Wohin mit all dem CO2?
Wohin mit all dem CO2?
Selbst wenn das CO2 einmal abgeschieden ist, hören die Probleme noch nicht auf. Wo lagert man es? Wie transportiert man es dahin? Eine Option ist die Herstellung von Trockeneis, welche allerdings sehr energieaufwändig ist. Schließlich würde der Transport per LKW, Bahn und Schiff weitere Treibhausgase verursachen. Eine sinnvollere ist die Errichtung von Pipelines, in denen verflüssigtes CO2 direkt in die vorgesehenen Speicher geleitet werden könnte. Auch bei der Verflüssigung entstehen allerdings Kosten und erhöhter Energiebedarf, vom Pipelinebau ganz zu schweigen.
CO2 reagiert im Wasser zu Säure. Leitet man es ins Meer oder in unterirdische Seen, würden diese "versauern". Dies kann schwerwiegende Folgen haben, da viele Wasserorganismen sehr sensibel auf Veränderungen des ph-Wertes, also des Säuregrades des Wassers reagieren. Zum Beispiel zerstört ein zu niedriger ph-Wert die Schalen von Muscheln und anderen Meerestieren mit kalkhaltigen Gehäusen. Außerdem würde das CO2 bereits nach relativ kurzer Zeit wieder an die Oberfläche gelangen. Von der Einleitung in die Ozeane raten die Forscher also ab. Auch ehemalige Steinkohlestollen sind ungeeignet, da durch die labyrinthartige Struktur der jahrhundertealten Untertagebaue unmöglich sämtliche Löcher geschlossen werden könnten – überproportionale Leckageraten wären vorprogrammiert.
Als einzige ökologisch wie ökonomisch sinnvolle Optionen bleiben in der Übersicht der Wissenschaftler in Deutschland nur die Einleitung des CO2 in Salzkavernen und in leere Gasfelder. Die Studie spricht auf dieser Grundlage von einer statischen Reichweite der vermuteten Speicherkapazitäten von 30-60 Jahren. Auch von ihrem quantitativen Potential her kann CCS deshalb allenfalls einen Beitrag leisten – eine Wundertechnologie ist es nicht.
Behindert CCS den Ausbau erneuerbarer Energien?

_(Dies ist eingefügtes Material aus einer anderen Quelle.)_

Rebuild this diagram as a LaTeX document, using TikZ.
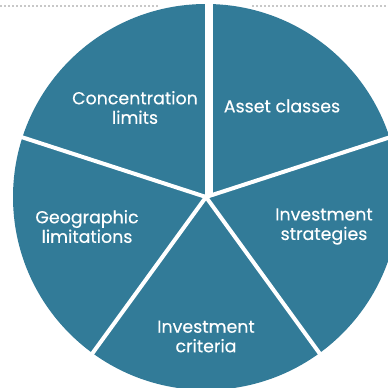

Vor allem Naturschützer, aber auch alternative Energieanbieter fürchten, die Konzentration auf CCS werde Forschungsgelder binden, die sonst in die Erforschung und Entwicklung Erneuerbarer Energien und energiesparender Technologien geflossen wären. Das könnte letztlich die Energiewende hin zu nachhaltiger Stromerzeugung verhindern oder zumindest verlangsamen, da eine Präferenz für CCS die Großanlagen der etablierten Konzerne weiter begünstige und die Konzerne zum Bau neuer Kohlekraftwerke ermutige.
Aktuell werden in Deutschland zahlreiche neue Kraftwerke geplant, die meisten davon Kohle- und Gaskraftwerke. Bisher bekannt gewordene Planungen umfassen 32 Anlagen mit einer Gesamtleistung von 18 GW. Da sie überwiegend Altanlagen ersetzen, sei dieser Investitionsschub für das Klima zunächst als positiv zu werten, so die Autoren der Studie, denn er verspreche eine CO2-Einsparung von bis zu 24 Prozent. Leider ist für die Anlagen, mit deren Bau jetzt begonnen wird, CCS noch nicht verfügbar. Das bedeutet, sie müssten später nachgerüstet werden. Die Studie schlägt daher vor, dass Vorbereitungen für die spätere CCS-Nachrüstung für alle jetzt beginnenden Neubauten zur Pflicht werden müssten.
Negativ werten die Autoren dagegen die "schiere Masse" der Anlagen, da sie darauf hindeute, mit der Energiewende werde nicht Ernst gemacht. Schließlich bedeuten sie eine Festlegung auf massenweise fossil erzeugten Strom auf Jahrzehnte hinaus, die zudem vom Nationalen Allokationsplan II privilegiert wird. Damit lege sich Deutschland über den Zeitraum der durchschnittlichen Lebensdauer der Kraftwerke strukturell auf CO2-Emissionen von 150 – 190 Mio. Tonnen pro Jahr fest, kritisieren die Forscher. Bis CCS in allen Anlagen eingebaut sei, werden deshalb noch weiter große Mengen CO2 in die Atmosphäre gelangen und den Klimawandel weiter beschleunigen.